两山对峙。我在凹口。山坳空旷无比,幽深莫测。
左山偏斜,与天相衔,天空上,白云漂浮,棉絮一般。山腰一小亭,无人无音。右山挺直,逼近蓝天,中有悬空寺飞檐翘角,五彩缤纷。天的蓝和云的白,色彩分明,层次清晰。云在天上,雪在山里,人在中间行走,仿佛一个童话世界,又仿佛是人间的天堂,在北国大漠深处呈现出旷世之美。
几声尖叫传来,原来有穿大红衣服的小姑娘跑进左山小亭,激动地对山呼唤。白云微笑了,蓝天颔首致意,悬空寺似乎颤抖了一下,山榆树们伸出脑袋招了招手。我惊喜地走过白雪铺盖的路面,走向悬空寺。
路边矮小的草和荆棘林等,雪凝结成了冰,一碰似乎就会碎掉。树们披着雪装,各种造型,晶莹剔透,像雕饰的水晶饰品。最奇特的是本来裸露的山,却又有一些雪花挂在上面,好似姑娘裙子的蕾丝边。你能想象吗?一夜之间,在似乎和天相接的地方,雪经受了怎样的洗礼和锤炼,才以这样的方式迎接人的到来。而人的到来,又使得这一座山充满灵性和朝气,万物生机。
那时候,红衣服姑娘、水晶般的山榆树、鎏金的悬空寺组合成瞻卯山现代的一幅画,但我不知道我该怎样去描摹它的历史,只因传说这里有仙女住过,有十八罗汉的踪迹。
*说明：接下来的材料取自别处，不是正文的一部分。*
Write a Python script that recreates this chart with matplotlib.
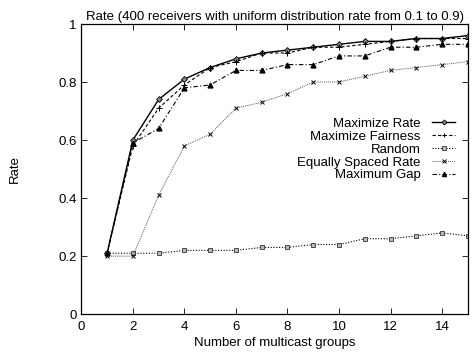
import numpy as np
import matplotlib
matplotlib.use("Agg")
import matplotlib.pyplot as plt

# number of multicast groups
groups = np.arange(1, 16)

max_rate = [0.21, 0.60, 0.74, 0.81, 0.85, 0.88, 0.90, 0.91, 0.92, 0.93,
            0.94, 0.94, 0.95, 0.95, 0.96]
max_fair = [0.21, 0.58, 0.71, 0.79, 0.85, 0.87, 0.90, 0.90, 0.92, 0.92,
            0.93, 0.94, 0.95, 0.95, 0.95]
random_sel = [0.21, 0.21, 0.21, 0.22, 0.22, 0.22, 0.23, 0.23, 0.24, 0.24,
              0.26, 0.26, 0.27, 0.28, 0.27]
equal_spaced = [0.20, 0.20, 0.41, 0.58, 0.62, 0.71, 0.73, 0.76, 0.80, 0.80,
                0.82, 0.84, 0.85, 0.86, 0.87]
max_gap = [0.21, 0.59, 0.64, 0.78, 0.79, 0.84, 0.84, 0.86, 0.86, 0.89,
           0.89, 0.92, 0.92, 0.93, 0.93]

labels = ["Maximize Rate", "Maximize Fairness", "Random",
          "Equally Spaced Rate", "Maximum Gap"]

plt.rcParams['font.family'] = ['Liberation Sans', 'DejaVu Sans']
fs = 9.5

fig = plt.figure(figsize=(4.73, 3.53), dpi=100)
ax = fig.add_axes([0.172, 0.110, 0.817, 0.822])

ax.plot(groups, max_rate, color='black', lw=1.0, ls='-',
        marker='D', ms=3, mfc='#888888', mec='black', mew=0.6,
        label=labels[0])
ax.plot(groups, max_fair, color='black', lw=0.8, ls=(0, (3, 2)),
        marker='+', ms=4, mew=0.7, label=labels[1])
ax.plot(groups, random_sel, color='black', lw=0.8, ls=(0, (1, 1.5)),
        marker='s', ms=3.5, mfc='#bbbbbb', mec='#333333', mew=0.6,
        label=labels[2])
ax.plot(groups, equal_spaced, color='#555555', lw=0.7, ls=(0, (1, 1)),
        marker='x', ms=3.5, mec='black', mew=0.7, label=labels[3])
ax.plot(groups, max_gap, color='black', lw=0.8, ls=(0, (4, 2, 1, 2)),
        marker='^', ms=3.5, mfc='black', mec='black', label=labels[4])

ax.set_xlim(0, 15)
ax.set_ylim(0, 1)
ax.set_xticks(np.arange(0, 15, 2))
ax.set_yticks([0, 0.2, 0.4, 0.6, 0.8, 1])
ax.set_yticklabels(["0", "0.2", "0.4", "0.6", "0.8", "1"])
ax.tick_params(direction='in', top=True, right=True, labelsize=fs,
               length=4, width=0.6)
ax.tick_params(axis='x', pad=5)
for s in ax.spines.values():
    s.set_linewidth(0.9)

ax.set_xlabel("Number of multicast groups", fontsize=fs, labelpad=3)
ax.set_ylabel("Rate", fontsize=fs, labelpad=27)
ax.set_title("Rate (400 receivers with uniform distribution rate from 0.1 to 0.9)",
             fontsize=fs, pad=3)

leg = ax.legend(loc='upper right', bbox_to_anchor=(0.985, 0.70),
                frameon=False, markerfirst=False, fontsize=fs,
                handlelength=1.75, handletextpad=0.9, labelspacing=0.05,
                borderpad=0, markerscale=0.85)

fig.savefig("out.png", dpi=100)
而那些故事都已经远去,像雪一样积淀下来的,这山只因着一个人的神秘,因着一个人的圣洁,因着一个人的永生。
我走进悬空寺,却又仿佛走进一段段历史,走进一个个故事。山寺前的巨石发出空灵的响声,这响声又沿着山崖在传导。我小心翼翼地迈过石阶,抚摸着崖壁,惊奇地看雪在这里的模样。雪们仿佛精灵般,像中国女子体操队的姑娘们,伸展自如,居然沿着寺庙的屋檐滑下,以一排屋檐的形式,垂挂成了弯曲的冰瀑!
我呆呆地看着这些冰瀑,想象着它们历练的过程和痛苦,乃至欢乐。我正要走过的时候,突然一块冰瀑掉下了屋檐,摔碎在地上,碎成玉屑。它们终究是要化成水,回到大地之心的!
身后传来木鱼的声声响,是同行的伙伴敲响的,他是一名藏族的诗人和歌者,来自西藏山南——仓央嘉措的家乡。这声音在高远的大地之上回响,仿佛穿透雪域高原,成为天籁;它又仿佛拉近时空距离,让一切再现:时光不老,歌者不老,诗人不老!